|Ph.D Student||Sharov Artyom|
|Subject||Coding for New Applications in Storage Media|
|Department||Department of Computer Science||Supervisor||Professor Ronny Roth|
|Full Thesis text|
Conventional magnetic recording media are composed of magnetizable units called grains, random in size and shape. Information is stored on such media through a mechanism that sets the magnetic polarities of grains to one of two possible types. If the boundaries of the grains were known to the write and readback apparatuses, then, theoretically, it would be possible to attain the storage capacity of one bit per grain. In practice, this is still impossible, since the existing technology is incapable of setting polarities of regions as small as a single grain. Instead, we need to partition the medium into a lattice of equally shaped cells and then write on a per-cell basis. A cell is larger than a grain, thus writing a bit into a cell boils down to uniformly magnetizing all the grains inside it, thereby resulting in the recording rate of one bit per cell.
Recently, Wood, Williams, Kav̆cíc, and Miles proposed an approach, which enables magnetizing areas commensurate with the size of grains, implying the feasibility of sharing the same grain between adjacent cells and effectively creating a different type of medium, where the grain polarity is determined by the last bit written into any cell sharing that grain. To simplify the original 2-D problem, the new medium can be modeled as a 1-D array of cells, over which a granular structure is imposed by grouping adjacent cells into grains of arbitrary lengths. Reading is considered reliable, whereas writing within a cell overwrites all the cells pertaining to the same grain and introduces substitution errors. This combinatorial model was considered by Mazumdar, Barg and Kashyap, who named the codes correcting such errors grain-correcting codes. A variation of that model allowing overlaps of substitution errors can be found in shingled writing on bit-patterned media.
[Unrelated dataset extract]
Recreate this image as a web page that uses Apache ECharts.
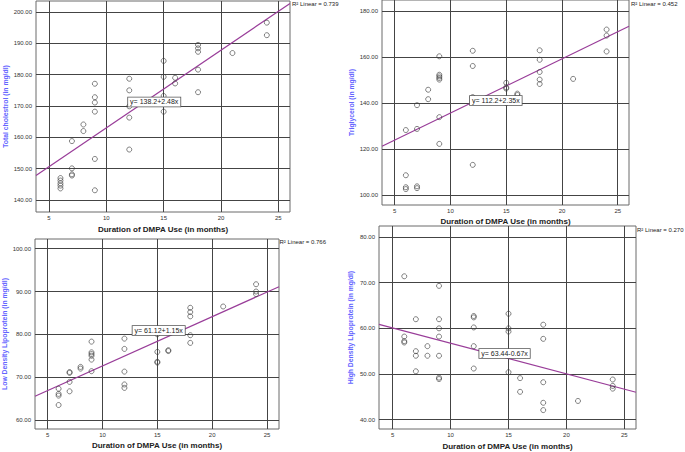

The same medium can also be modeled probabilistically by assuming that errors occur with a prescribed probability distribution only in cells whose value differs from that of the previously written cell. This introduces a channel whose output can differ from the corresponding input due to the adversary distortions of the medium. We refer to a channel which describes the behavior of granular media with overlaps as a generalized Ising channel. Similarly, one can define a generalized Ising channel with feedback.
In this work, we present improved lower and upper bounds on the size and asymptotic growth rate of grain-correcting codes with and without overlapping error patterns. We also give explicit interesting constructions of grain-correcting codes correcting small or large number of errors. We then switch to the detection of grain errors and provide lower and upper bounds on the minimum redundancy of codes detecting any number of grain errors. Finally, we give tight bounds on the capacity of generalized Ising channels. For Ising channels with feedback corresponding to a range of values of the channel error probability, we establish a closed-form expression for their capacity; for channels corresponding to the remaining values of the error probability, we find tight lower bounds on their capacity.